Another tactic of the anti-defense crowd is to emphasize the 41% growth in military spending since 9/11. The fact is 2001’s spending,
as a percentage of GDP, was at a historically low 2.9%, compared with
34.5% during World War II, 11.7% during the Korean War, 8.9% during Vietnam and 6% during the Reagan presidency. Even at the height of the Iraq and Afghanistan wars, defense spending reached only 4.7%.

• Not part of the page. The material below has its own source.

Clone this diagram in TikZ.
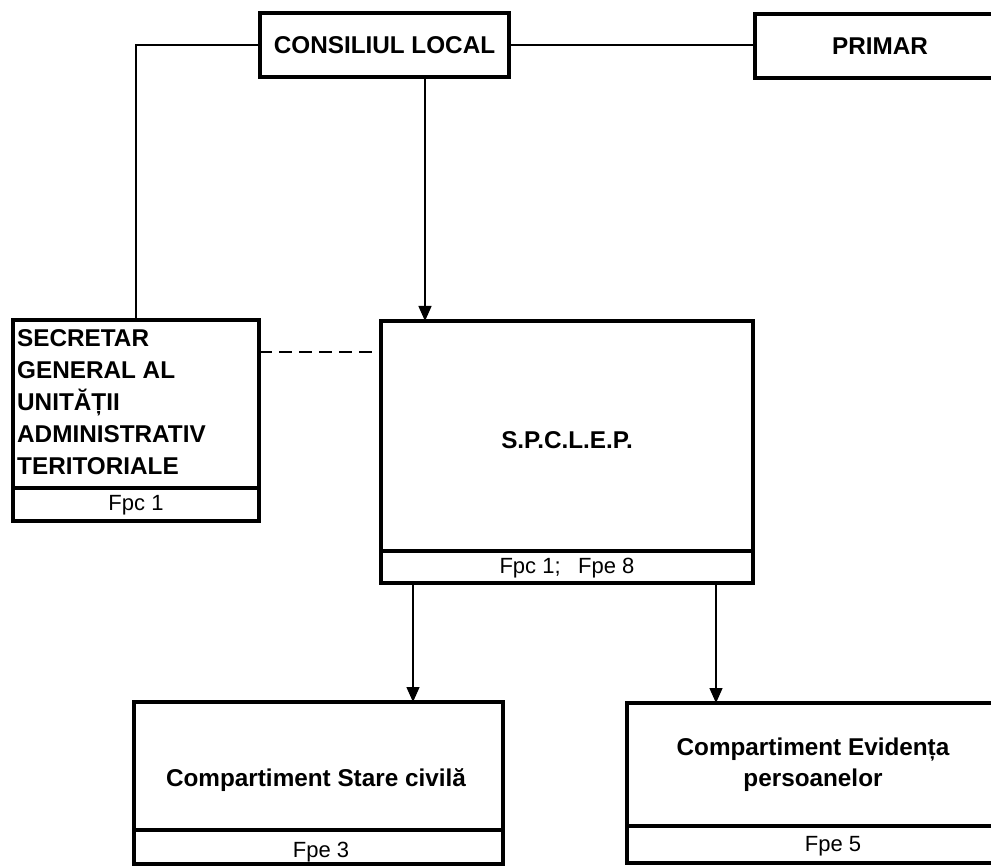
\documentclass[tikz,border=0pt]{standalone}
\usepackage{fontspec}
\setmainfont{Liberation Sans}
\usetikzlibrary{arrows.meta}
\begin{document}
\begin{tikzpicture}[x=1pt,y=-1pt,
  frame/.style={draw, rectangle, line width=3.4pt, inner sep=0pt, outer sep=0pt},
  btxt/.style={font=\bfseries\fontsize{24.3}{32}\selectfont, inner sep=0pt},
  rtxt/.style={font=\fontsize{22}{26}\selectfont, inner sep=0pt, anchor=base},
  conn/.style={line width=1.4pt},
  arr/.style={line width=1.4pt, -{Triangle[length=15pt,width=13pt]}},
]
\clip (0,0) rectangle (991,866);
\fill[white] (0,0) rectangle (991,866);

% top row
\node[frame, btxt, minimum width=249pt, minimum height=64pt, anchor=north west] (cl) at (260,13) {CONSILIUL LOCAL};
\node[frame, btxt, minimum width=250pt, minimum height=64pt, anchor=north west] (pr) at (755,14) {PRIMAR};

% secretar
\node[frame, minimum width=246pt, minimum height=168pt, anchor=north west] (sec) at (13,320) {};
\node[frame, minimum width=246pt, minimum height=33pt, anchor=north] (secf) at (sec.south) {};
\node[btxt, align=left, anchor=west] (sect) at (17,402) {SECRETAR\\GENERAL AL\\UNITĂȚII\\ADMINISTRATIV\\TERITORIALE};
\node[rtxt] (secft) at (136,511) {Fpc 1};

% SPCLEP
\node[frame, minimum width=372pt, minimum height=230pt, anchor=north west] (sp) at (381,321) {};
\node[frame, minimum width=372pt, minimum height=32pt, anchor=north] (spf) at (sp.south) {};
\node[btxt] (spt) at (567,440) {S.P.C.L.E.P.};
\node[rtxt] (spft) at (567,573) {Fpc 1;\hspace{0.8em}Fpe 8};

% Stare civila
\node[frame, minimum width=369pt, minimum height=128pt, anchor=north west] (sc) at (134,702) {};
\node[frame, minimum width=369pt, minimum height=34pt, anchor=north] (scf) at (sc.south) {};
\node[btxt, anchor=base] (sct) at (316,786) {Compartiment Stare civilă};
\node[rtxt] (scft) at (321,857) {Fpe 3};

% Evidenta
\node[frame, minimum width=420pt, minimum height=123pt, anchor=north west] (ev) at (627,703) {};
\node[frame, minimum width=420pt, minimum height=37pt, anchor=north] (evf) at (ev.south) {};
\node[btxt, align=center, font=\bfseries\fontsize{24.3}{31}\selectfont] (evt) at (813,765) {Compartiment Evidența\\persoanelor};
\node[rtxt] (evft) at (833,851) {Fpe 5};

% helper coordinates
\coordinate (xa) at (425,0);
\coordinate (xb) at (413,0);
\coordinate (xc) at (716,0);
\coordinate (yd) at (0,352);

% connectors
\draw[conn] (cl.west) -| (sec.north);
\draw[conn] (cl.east) -- (cl.east -| pr.west);
\draw[arr] (cl.south -| xa) -- (sp.north -| xa);
\draw[conn, dash pattern=on 13pt off 7pt] (sec.east |- yd) -- (sp.west |- yd);
\draw[arr] (spf.south -| xb) -- (sc.north -| xb);
\draw[arr] (spf.south -| xc) -- (ev.north -| xc);
\end{tikzpicture}
\end{document}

In 2015 it was back down to 3.3%.
U.S. defense spending has grown 41% since Sept. 10, 2001. But in that time Russia and China have increased spending by 267% and terrorists brought down the World Trade Center. Perhaps 41% isn’t enough. A little-noted fact: The 2015 budget was $120 billion less than planned. In 2010 the Defense Department projected the 2015 base budget—the portion that doesn’t cover current wars—at $616 billion. Instead, it was $496 billion. Had the 2010 plan held, defense spending would have been 4% of GDP last year.
But isn’t defense spending driving the budget deficit? Not really. Defense
as a percentage of federal spending is also at a post-World War II low. It accounted for 16% in 2015, 25% under Reagan, 50% under Eisenhower and over 80% during World War II. The
projection for 2017 is 14.9%.
Despite what Mr. Sanders and the anti-defense brigade would have you believe, America is getting its security—in an increasingly insecure world—at record low cost.
Mr. Katz is the director for defense analysis at Aviation Week Intelligence and Data Services. He previously served in the Defense Department and in the U.S. Army’s special forces.